In certain respects, I very much love women, but they have also really let me down lately. Not saying I am also not to blame, but I think a few months of not dating will do me well, and when I am healed and spring rolls around, I hope the covid stuff is somewhat under control, and then maybe I will get back out there.

It is just a flat out strange time to be dating, and I did not think I would ever have to do it again. I hate the apps, the swiping, the digital and disposable culture. People are very superficial and cold, and even the way they pursue pleasure seems counterproductive or self-defeating. I have known many women who put on a show of preferring casual relationships and short term encounters, but at the same time they complain about bad sex and guys not caring about them. I am not trying to make a sweeping mysognyistic statement; the same thing applies to men as well, where they seem to go after what is bad for them and ignore what could make them happy, almost as if dysfunctional and selfish behavior becomes part of their identity and they do not want to let it go. Something in the water or in the air has convinced many of us that people are not really worth investing in, and so we just kind of cycle through them like any other consumer product, all the while feeling empty and adrift.

Maybe I need to join a church or get involved in something that really takes the focus off the self, away from the individual and this trash culture of consumerism and hedonism.

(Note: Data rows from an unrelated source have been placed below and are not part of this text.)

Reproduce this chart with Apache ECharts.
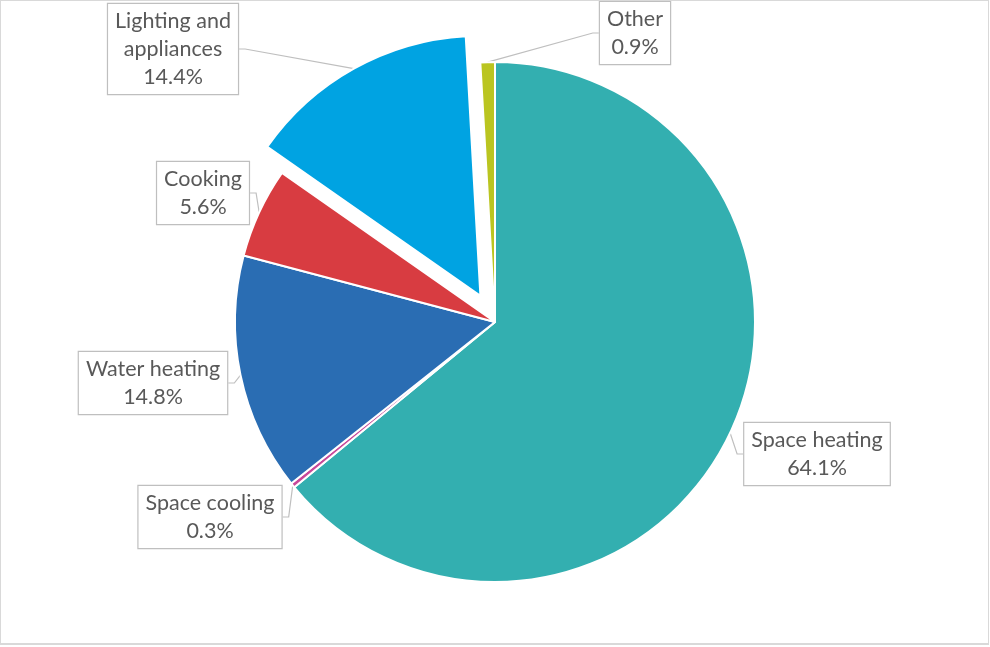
<!DOCTYPE html>
<html>
<head>
<meta charset="utf-8">
<script src="https://cdn.jsdelivr.net/npm/echarts@6/dist/echarts.min.js"></script>
<style>
  html, body { margin: 0; padding: 0; background: #fff; }
  #frame { position: absolute; left: 0; top: 0; width: 987px; height: 642px; border: 1px solid #d9d9d9; border-bottom-width: 2px; }
  #chart { width: 987px; height: 642px; }
</style>
</head>
<body>
<div id="frame"><div id="chart"></div></div>
<script>
// Residential energy end-use shares (%)
const categories = ['Space heating', 'Space cooling', 'Water heating', 'Cooking', 'Lighting and\nappliances', 'Other'];
const shares = [64.1, 0.3, 14.8, 5.6, 14.4, 0.9];
const colors = ['#33afb0', '#c8489a', '#2a6db3', '#d83c41', '#00a3e2', '#bac520'];
const explodedIndex = 4;

// Callout box centres (px) for each slice label
const labelCentres = [[816, 453], [209, 516], [152, 382], [202, 192], [172, 48], [634, 32]];

const pieCenter = [494, 321];
const pieRadius = 260;
const explodeDistance = 30;

// Pull the exploded slice outward along its bisector
const total = shares.reduce((a, b) => a + b, 0);
const before = shares.slice(0, explodedIndex).reduce((a, b) => a + b, 0);
const midAngle = (before + shares[explodedIndex] / 2) / total * 2 * Math.PI;
const explodedCenter = [
  pieCenter[0] + explodeDistance * Math.sin(midAngle),
  pieCenter[1] - explodeDistance * Math.cos(midAngle)
];

const labelStyle = {
  show: true,
  position: 'outside',
  formatter: p => p.name + '\n' + p.value.toFixed(1) + '%',
  fontFamily: 'Lato',
  fontSize: 21.5,
  lineHeight: 28,
  color: '#595959',
  align: 'center',
  backgroundColor: '#ffffff',
  borderColor: '#bfbfbf',
  borderWidth: 1.2,
  padding: [3, 7, 3, 7]
};
const labelLineStyle = {
  show: true,
  length: 6,
  length2: 6,
  lineStyle: { color: '#bfbfbf', width: 1.2 }
};

function buildSeries(center, visible) {
  return {
    type: 'pie',
    center: center,
    radius: pieRadius,
    startAngle: 90,
    clockwise: true,
    avoidLabelOverlap: false,
    selectedMode: false,
    itemStyle: { borderColor: '#ffffff', borderWidth: 2 },
    emphasis: { disabled: true },
    label: labelStyle,
    labelLine: labelLineStyle,
    labelLayout: params => {
      const c = labelCentres[params.dataIndex];
      return { x: c[0], y: c[1], align: 'center', verticalAlign: 'middle' };
    },
    data: categories.map((name, i) => {
      const show = visible(i);
      return {
        name: name,
        value: shares[i],
        itemStyle: show ? { color: colors[i] } : { color: 'rgba(0,0,0,0)', borderWidth: 0 },
        label: { show: show },
        labelLine: { show: show }
      };
    })
  };
}

const chart = echarts.init(document.getElementById('chart'), null, { renderer: 'canvas' });

chart.setOption({
  animation: false,
  backgroundColor: '#ffffff',
  series: [
    buildSeries(pieCenter, i => i !== explodedIndex),
    buildSeries(explodedCenter, i => i === explodedIndex)
  ]
});
</script>
</body>
</html>
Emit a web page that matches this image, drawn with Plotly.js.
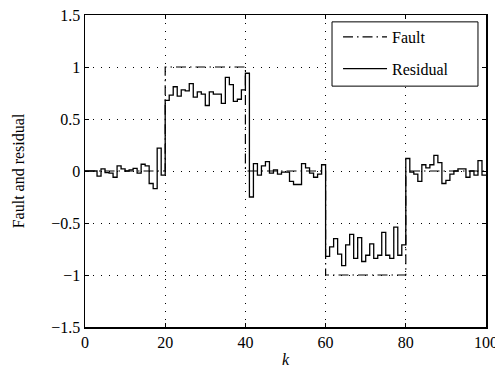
<!DOCTYPE html>
<html>
<head>
<meta charset="utf-8">
<script src="https://cdn.plot.ly/plotly-3.0.1.min.js"></script>
<style>html,body{margin:0;padding:0;background:#fff;}#chart{width:495px;height:375px;}</style>
</head>
<body>
<div id="chart"></div>
<script>
// Sample index k = 0..100
const kSteps = Array.from({length: 101}, (_, i) => i);

// Fault: piecewise-constant breakpoints
const faultK = [0, 20, 40, 60, 80, 100];
const faultV = [0, 1, 0, -1, 0, 0];

// Residual values at k = 0..100
const residual = [
  0, 0, 0, -0.05, 0.02, -0.015, -0.02, -0.06, 0.05, 0.02,
  0, 0.01, 0.025, -0.02, 0.065, 0.05, -0.12, -0.17, 0.22, -0.04,
  0.68, 0.73, 0.81, 0.72, 0.78, 0.77, 0.84, 0.71, 0.76, 0.74,
  0.63, 0.76, 0.74, 0.74, 0.65, 0.90, 0.83, 0.67, 0.69, 0.78,
  0.94, -0.25, 0.07, -0.04, 0.05, 0.09, -0.02, 0.01, -0.03, -0.01,
  -0.01, -0.10, -0.13, -0.13, 0.07, 0.03, -0.02, -0.06, -0.03, 0.06,
  -0.82, -0.73, -0.65, -0.80, -0.91, -0.71, -0.61, -0.84, -0.64, -0.87,
  -0.81, -0.70, -0.84, -0.81, -0.59, -0.81, -0.84, -0.54, -0.81, -0.71,
  0.12, -0.01, -0.03, -0.10, 0.06, 0.03, 0.06, 0.15, 0.08, -0.12,
  -0.09, -0.03, 0.0, 0.02, 0.02, -0.06, 0.0, -0.04, 0.10, -0.04,
  -0.04
];

const xTicks = [0, 20, 40, 60, 80, 100];
const yTicks = [-1.5, -1, -0.5, 0, 0.5, 1, 1.5];

const font = 'Liberation Serif, Times New Roman, serif';

const traces = [
  {
    x: faultK, y: faultV, name: 'Fault', type: 'scatter', mode: 'lines',
    legendgroup: 'f',
    line: {shape: 'hv', color: '#000', width: 1.2, dash: '10px,4px,1.5px,4px'}
  },
  {
    x: kSteps, y: residual, name: 'Residual', type: 'scatter', mode: 'lines',
    legendgroup: 'r',
    line: {shape: 'hv', color: '#000', width: 1.3}
  }
];

const axisCommon = {
  showline: true, linecolor: '#000', linewidth: 1.5, mirror: 'ticks',
  ticks: 'inside', ticklen: 4, tickwidth: 1, tickcolor: '#000',
  showgrid: true, gridcolor: '#000', gridwidth: 1, griddash: '1px,7px',
  zeroline: false, ticklabeloverflow: 'allow',
  tickfont: {family: font, size: 16, color: '#000'}
};

const layout = {
  width: 495, height: 375,
  margin: {l: 85, r: 9, t: 15, b: 48},
  paper_bgcolor: '#fff', plot_bgcolor: '#fff',
  showlegend: true,
  legend: {
    x: 0.631, y: 0.984, xanchor: 'left', yanchor: 'top',
    borderwidth: 0, bgcolor: 'rgba(0,0,0,0)',
    traceorder: 'grouped', tracegroupgap: 8, itemwidth: 44,
    font: {family: font, size: 16, color: '#000'}
  },
  shapes: [{
    type: 'rect', xref: 'paper', yref: 'paper',
    x0: 0.616, x1: 0.980, y0: 0.772, y1: 0.978,
    line: {color: '#000', width: 1}, fillcolor: '#fff', layer: 'above'
  }],
  xaxis: Object.assign({}, axisCommon, {
    range: [0, 100], tickvals: xTicks, ticktext: xTicks.map(String),
    title: {text: '<i>k</i>', font: {family: font, size: 16, color: '#000'}, standoff: 4}
  }),
  yaxis: Object.assign({}, axisCommon, {
    range: [-1.5, 1.5], tickvals: yTicks,
    ticktext: yTicks.map(v => String(v).replace('-', '\u2212')),
    title: {text: 'Fault and residual', font: {family: font, size: 16, color: '#000'}, standoff: 22}
  })
};

Plotly.newPlot('chart', traces, layout, {displayModeBar: false, staticPlot: true});
</script>
</body>
</html>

I know this post is getting outside the bounds of usual franktalk fare, so I should probably talk more about rear tip extenders and whether I will lose a half inch or what's the best way to ice my nuts after surgery.

It's just that, yes I want a functional penis. I want to be able to penetrate a woman. But not just any interchangeable woman from a deck. It hardly seems worth the pain and risk of surgery if all I'm going to do with an implant is order semi awkward sexual encounters to my door like chinese takeout. There is a part of me that thinks I really would be okay with just waiting until I found the right relationship and then getting a new implant. But I am going to go ahead and hope for the best.

On more solid franktalk ground, my surgeon, Dr. Tatem, has been extremely prompt in answering my questions via email. He projects a lot of confidence and knowledge for being so young. He said he is comfortable with the 24 cm titan cylinders and splicing the tubing to get the pump in the right spot. He likes the genesis pump, and he also said he would likely use the infrapubic approach. I find that interesting. My first surgery was done with a penoscrotal incision. Revisions seem challenging with an infrapubic incision, but he said it would be no problem. I like the idea of faster recovery and less pain in the scrotum.


ey, how it is going with your implant? did you get a new one titan finally?
-1993
-Erection problems since 4 years
-I did jelqs and it is posible I injuried, but I hace to say that ED episodes began before I did jelq.